For all this, putting Fantastic Four‘s box office and production woes aside leaves nothing more than a malformed curio. The strong sense isn’t that Trank made a bad movie, but that his crew made a hash of what we know from the dated sequel was a long-run business plan. We’re as much to blame for this perception as the studio, though. We cry for originality one moment and then in the next kick a guy for failing to inhibit it properly, clapping at even the thinnest rumours that Kevin Feige may come and rub this unsightly blemish away with another reboot.
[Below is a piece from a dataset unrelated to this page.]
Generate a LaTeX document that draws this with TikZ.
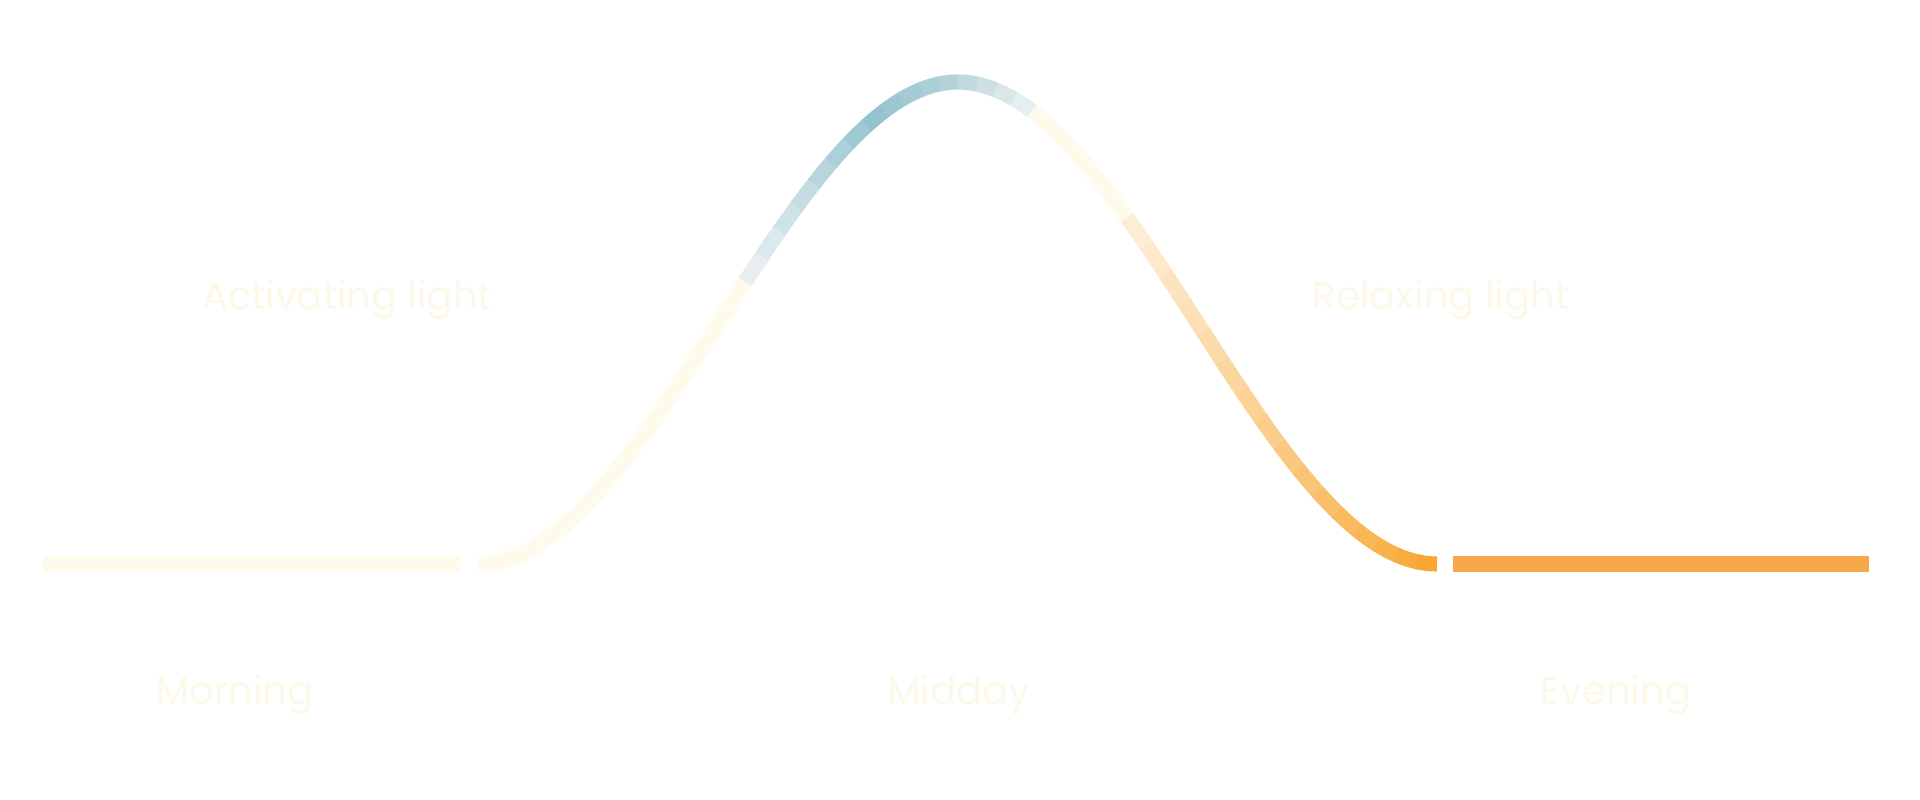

Some then assert that this mess is exclusively a result of his shared-universe monstrosity, but whether it’s heroes, spies, star warriors or prickish dinosaur wranglers, it remains that we the audience crowd screens to see even a taste of what’s to come next for them, and then film ourselves watching what we see.2 The word “franchise”, once the domain of money handlers, might be something we drop in ordinary movie talk, but when multi-film contracts and crossover potential falls over, it’s properly independent, work-a-day titans like Nelson that we have left to admire. For at least a moment, let’s talk about them.